Variant of Eleanora, possibly from Greek 'eleos' meaning 'compassion' or 'light'.
Ellenora is a graceful confluence of two great name streams: Ellen, the English vernacular form of Helen (from Greek "helene," light or torch), and Nora/Leonora, itself a contraction of the Old French and Occitan Aliénor or Éléonore — the name borne by Eleanor of Aquitaine, perhaps the most powerful woman of 12th-century Europe. Eleanor's etymology is debated: some scholars trace it to "alio Aenor" (another Aenor, after her mother), while others connect it to the Greek "eleos" (mercy). Ellenora weaves these threads together into something that feels both familiar and newly minted.
The compound form Ellenora appears in 19th-century English and Irish naming records, a period when name elaboration was fashionable and parents sought to honor multiple relatives in a single choice. It is close cousin to Elinora, Eleanora (the Italian form favored in the Austro-Hungarian Empire and common among Italian nobility), and the Scandinavian Eleonora. The Italian form was borne by Eleonora Duse, the great actress of the late 19th century whom Rilke called the supreme theatrical genius of her age — a bearer who gave the name unmistakable artistic and intellectual associations.

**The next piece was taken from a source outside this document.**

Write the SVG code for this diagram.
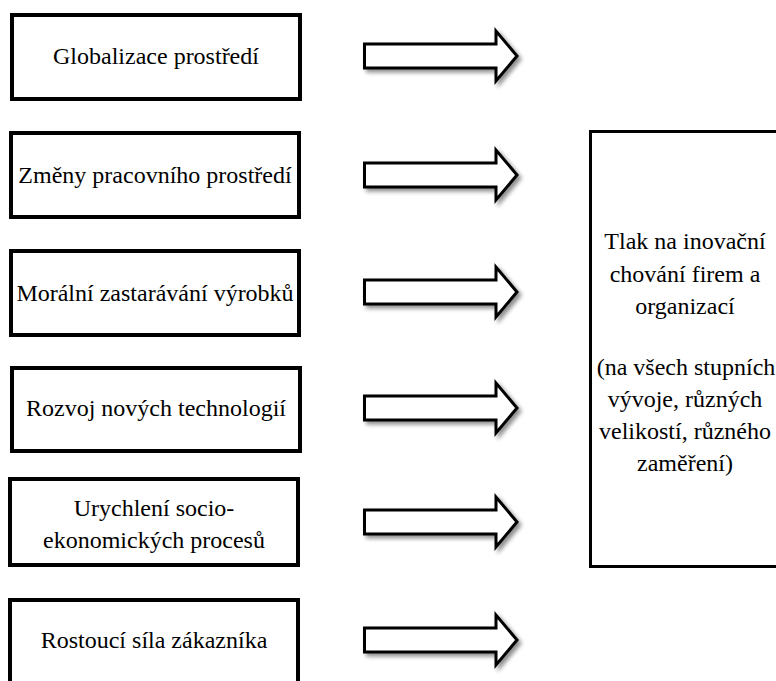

Ellenora is rare enough today that its bearer will almost certainly never share it with a classmate, yet it is built from syllables so familiar — Ellen, Nora, Eleanor — that it never sounds invented. It navigates the narrow space between genuinely unusual and immediately legible, a balance that is harder to achieve than it looks. The name carries the quiet confidence of someone who knows exactly where she comes from.